Related answer: Java NIO FileChannel versus FileOutputstream performance / usefulness
This is a very good article:
http://java.sun.com/developer/technicalArticles/Programming/PerfTuning/
In summary, for great performance, you should:
Avoid accessing the disk.
Avoid accessing the underlying operating system.
Avoid method calls.
Avoid processing bytes and characters individually.
For example, to reduce the access to disk, you can use a large buffer. The article describes various approaches.
Does it have to be done in Java? I.e. does it need to be platform independent? If not, I'd suggest using the 'split' command in *nix. If you really wanted, you could execute this command via your java program. While I haven't tested, I imagine it perform faster than whatever Java IO implementation you could come up with.
You can use java.nio which is faster than classical Input/Output stream:
http://java.sun.com/javase/6/docs/technotes/guides/io/index.html
Yes.
I also think that using read() with arguments like read(Char[], int init, int end) is a better way to read a such a large file
(Eg : read(buffer,0,buffer.length))
And I also experienced the problem of missing values of using the BufferedReader instead of BufferedInputStreamReader for a binary data input stream. So, using the BufferedInputStreamReader is a much better in this like case.
package all.is.well;
import java.io.IOException;
import java.io.RandomAccessFile;
import java.util.concurrent.ExecutorService;
import java.util.concurrent.Executors;
import junit.framework.TestCase;
/**
* #author Naresh Bhabat
*
Following implementation helps to deal with extra large files in java.
This program is tested for dealing with 2GB input file.
There are some points where extra logic can be added in future.
Pleasenote: if we want to deal with binary input file, then instead of reading line,we need to read bytes from read file object.
It uses random access file,which is almost like streaming API.
* ****************************************
Notes regarding executor framework and its readings.

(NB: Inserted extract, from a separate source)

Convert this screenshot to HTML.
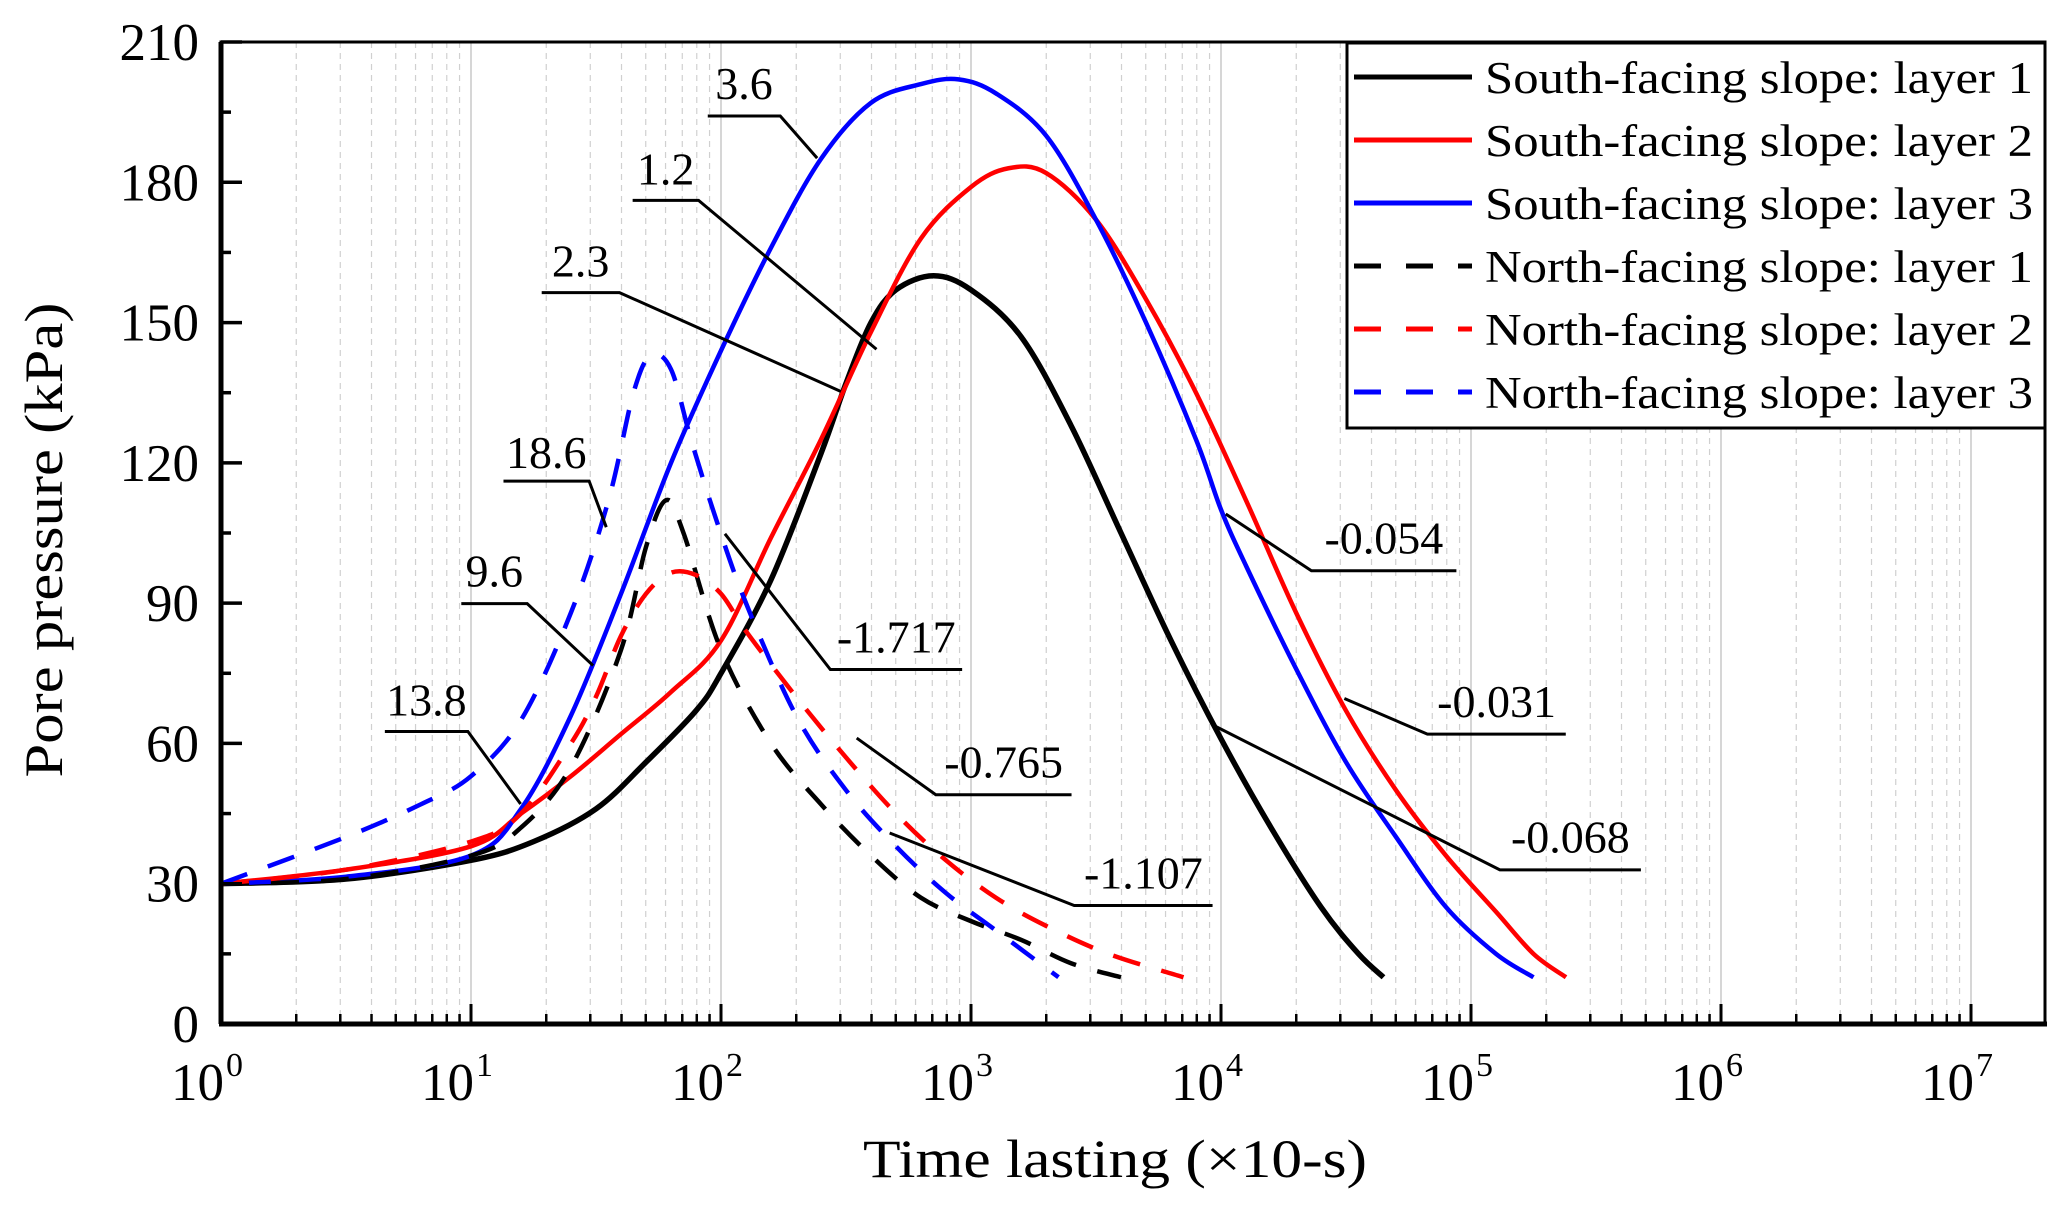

Please note :ExecutorService executor = Executors.newFixedThreadPool(10);
* for 10 threads:Total time required for reading and writing the text in
* :seconds 349.317
*
* For 100:Total time required for reading the text and writing : seconds 464.042
*
* For 1000 : Total time required for reading and writing text :466.538
* For 10000 Total time required for reading and writing in seconds 479.701
*
*
*/
public class DealWithHugeRecordsinFile extends TestCase {
static final String FILEPATH = "C:\\springbatch\\bigfile1.txt.txt";
static final String FILEPATH_WRITE = "C:\\springbatch\\writinghere.txt";
static volatile RandomAccessFile fileToWrite;
static volatile RandomAccessFile file;
static volatile String fileContentsIter;
static volatile int position = 0;
public static void main(String[] args) throws IOException, InterruptedException {
long currentTimeMillis = System.currentTimeMillis();
try {
fileToWrite = new RandomAccessFile(FILEPATH_WRITE, "rw");//for random write,independent of thread obstacles
file = new RandomAccessFile(FILEPATH, "r");//for random read,independent of thread obstacles
seriouslyReadProcessAndWriteAsynch();
} catch (IOException e) {
// TODO Auto-generated catch block
e.printStackTrace();
}
Thread currentThread = Thread.currentThread();
System.out.println(currentThread.getName());
long currentTimeMillis2 = System.currentTimeMillis();
double time_seconds = (currentTimeMillis2 - currentTimeMillis) / 1000.0;
System.out.println("Total time required for reading the text in seconds " + time_seconds);
}
/**
* #throws IOException
* Something asynchronously serious
*/
public static void seriouslyReadProcessAndWriteAsynch() throws IOException {
ExecutorService executor = Executors.newFixedThreadPool(10);//pls see for explanation in comments section of the class
while (true) {
String readLine = file.readLine();
if (readLine == null) {
break;
}
Runnable genuineWorker = new Runnable() {
#Override
public void run() {
// do hard processing here in this thread,i have consumed
// some time and ignore some exception in write method.
writeToFile(FILEPATH_WRITE, readLine);
// System.out.println(" :" +
// Thread.currentThread().getName());
}
};
executor.execute(genuineWorker);
}
executor.shutdown();
while (!executor.isTerminated()) {
}
System.out.println("Finished all threads");
file.close();
fileToWrite.close();
}
/**
* #param filePath
* #param data
* #param position
*/
private static void writeToFile(String filePath, String data) {
try {
// fileToWrite.seek(position);
data = "\n" + data;
if (!data.contains("Randomization")) {
return;
}
System.out.println("Let us do something time consuming to make this thread busy"+(position++) + " :" + data);
System.out.println("Lets consume through this loop");
int i=1000;
while(i>0){
i--;
}
fileToWrite.write(data.getBytes());
throw new Exception();
} catch (Exception exception) {
System.out.println("exception was thrown but still we are able to proceeed further"
+ " \n This can be used for marking failure of the records");
//exception.printStackTrace();
}
}
}
Don't use read without arguments.
It's very slow.
Better read it to buffer and move it to file quickly.
Use bufferedInputStream because it supports binary reading.
And it's all.
Unless you accidentally read in the whole input file instead of reading it line by line, then your primary limitation will be disk speed. You may want to try starting with a file containing 100 lines and write it to 100 different files one line in each and make the triggering mechanism work on the number of lines written to the current file. That program will be easily scalable to your situation.